Perpetual Pavement an Inch at a Time
Better Roads Staff
NAPA SPECIAL FEATURE
Perpetual pavement is a concept that was developed and has traditionally been marketed for high-volume applications like freeways and interstates. There is no reason, however, that this life-extending design approach can’t be applied to lower-volume roads, or to rehabilitations of thinner pavements. Even pavements that were not originally designed to be perpetual can become perpetual pavements — one inch of asphalt at a time.
In a nutshell, perpetual pavements are designed to develop distresses from the top down rather than from the bottom up. This preserves the integrity of the pavement structure and confines damage to the top layer, where it can be easily managed without requiring full-depth repairs or major rehabilitation. Asphalt pavements can be designed to never develop bottom-up fatigue-related distress, regardless of how many loads are applied to the pavement, and no matter how heavy those loads may be.
Organizations managing lower-traffic-volume applications may not be aware that a perpetual pavement is an option for them, because of a common false impression that they must build interstate thicknesses in order to have a perpetual pavement. Not so, according to Jim Huddleston, executive director of the Asphalt Pavement Association of Oregon.
“Even if an existing county road or city street was not originally designed to be perpetual, it can become perpetual by adding as little as one inch of asphalt to the structure,” he says.
Huddleston says that adding one inch of asphalt to the pavement can double the fatigue life of the structure. If a three-inch pavement is expected to last 20 years, for example, adding one inch of asphalt will increase the fatigue life to 40 years.
“It is the cheapest inch of asphalt you’ll ever buy.”
- Jim Huddleston, executive director, Asphalt Pavement Association of Oregon
Adding another inch will double the fatigue life again, clearly qualifying the pavement as perpetual without constructing interstate thicknesses. A road need only have an asphalt thickness of five to six inches in order to have perpetual properties (such as cracking and rutting developing from the top down rather than from the bottom up), says Huddleston.
For a new construction project, adding one more inch of asphalt typically amounts to no more than the cost of the material itself and delivery to the site. “It is the cheapest inch of asphalt you’ll ever buy,” Huddleston adds.
A Traditional Approach
Perpetual pavements have traditionally been thought of as an option for new construction only. In such cases, each layer of the pavement structure is designed to contribute to the perpetual nature of the pavement.
Up to three layers of pavement are typically involved. Two factors – material properties and thickness – are evaluated as they apply to the structural demands of each layer. For example, the thickness, binder content, and binder properties of the bottom layer are selected for optimum fatigue response and resistance to bottom-up fatigue cracking.
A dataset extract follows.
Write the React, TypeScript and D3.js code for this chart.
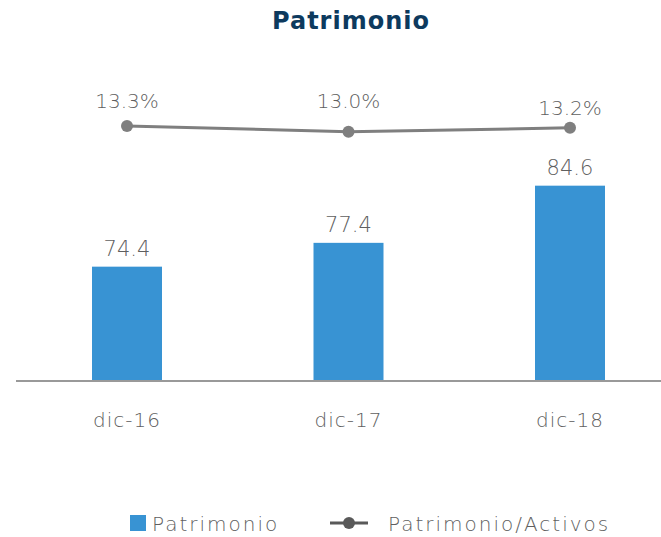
import React from "react";
import * as d3 from "d3";

const categories = ["dic-16", "dic-17", "dic-18"];
const patrimonio = [74.4, 77.4, 84.6];
const ratio = [13.3, 13.0, 13.2];
const ratioLabels = ["13.3%", "13.0%", "13.2%"];
const title = "Patrimonio";
const legendBar = "Patrimonio";
const legendLine = "Patrimonio/Activos";

const W = 661;
const H = 537;
const FONT = "'DejaVu Sans', sans-serif";

export default function App() {
  const x = d3.scalePoint<string>().domain(categories).range([127, 570]);
  const baseY = 381;
  const topY = 112.5;
  const yBar = d3.scaleLinear().domain([60, 60 + (baseY - topY) / 7.94]).range([baseY, topY]);
  const yLine = d3.scaleLinear().domain([0, 14]).range([baseY, topY]);
  const barW = 70;
  const line = d3
    .line<number>()
    .x((_, i) => x(categories[i])!)
    .y((d) => yLine(d));
  const txt = "#5f5f5f";
  const labelOffsets = [0, 0, 7];

  return (
    <svg width={W} height={H} style={{ position: "absolute", left: 0, top: 0, background: "#fff" }} fontFamily={FONT}>
      <text x={351} y={29} textAnchor="middle" fontSize={24} fontWeight="bold" fill="#0d3a5e" letterSpacing={1}>
        {title}
      </text>
      {patrimonio.map((v, i) => (
        <g key={i}>
          <rect x={x(categories[i])! - barW / 2} y={yBar(v)} width={barW} height={baseY - yBar(v)} fill="#3893d3" />
          <text x={x(categories[i])} y={yBar(v) - 11} textAnchor="middle" fontSize={21} fill={txt} fontWeight={300}>
            {v.toFixed(1)}
          </text>
        </g>
      ))}
      <line x1={16} x2={661} y1={baseY} y2={baseY} stroke="#999" strokeWidth={2} />
      <path d={line(ratio)!} fill="none" stroke="#7f7f7f" strokeWidth={3} />
      {ratio.map((v, i) => (
        <g key={i}>
          <circle cx={x(categories[i])} cy={yLine(v)} r={6} fill="#7f7f7f" />
          <text x={x(categories[i])} y={yLine(14) - 5 + labelOffsets[i]} textAnchor="middle" fontSize={20} fill={txt} fontWeight={300}>
            {ratioLabels[i]}
          </text>
        </g>
      ))}
      {categories.map((c) => (
        <text key={c} x={x(c)} y={427} textAnchor="middle" fontSize={20} fill={txt} fontWeight={300} letterSpacing={1}>
          {c}
        </text>
      ))}
      <rect x={130} y={515} width={16} height={16} fill="#3893d3" />
      <text x={152} y={531} fontSize={20} fill={txt} fontWeight={300} letterSpacing={2}>
        {legendBar}
      </text>
      <line x1={330} x2={368} y1={523} y2={523} stroke="#595959" strokeWidth={3} />
      <circle cx={349} cy={523} r={6} fill="#595959" />
      <text x={388} y={531} fontSize={20} fill={txt} fontWeight={300} letterSpacing={2}>
        {legendLine}
      </text>
    </svg>
  );
}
The middle layer relies on the stone-on-stone contact and a high-modulus asphalt cement to provide resistance to bending and rutting, in turn reducing the magnitude of the tensile strain at the bottom of the pavement. The surface layer typically employs a long-life mix such as stone-matrix asphalt (SMA), Superpave, or open-graded friction course (OGFC) to resist rutting, weathering, thermal cracking and wear.
In considering the options for each layer, the variables of material and thickness must also be evaluated in terms of how they will respond to the environmental conditions and traffic load of the particular location. The foundation beneath the layers is critical as well, and must meet minimum requirements for support throughout construction as well as for the life of the pavement.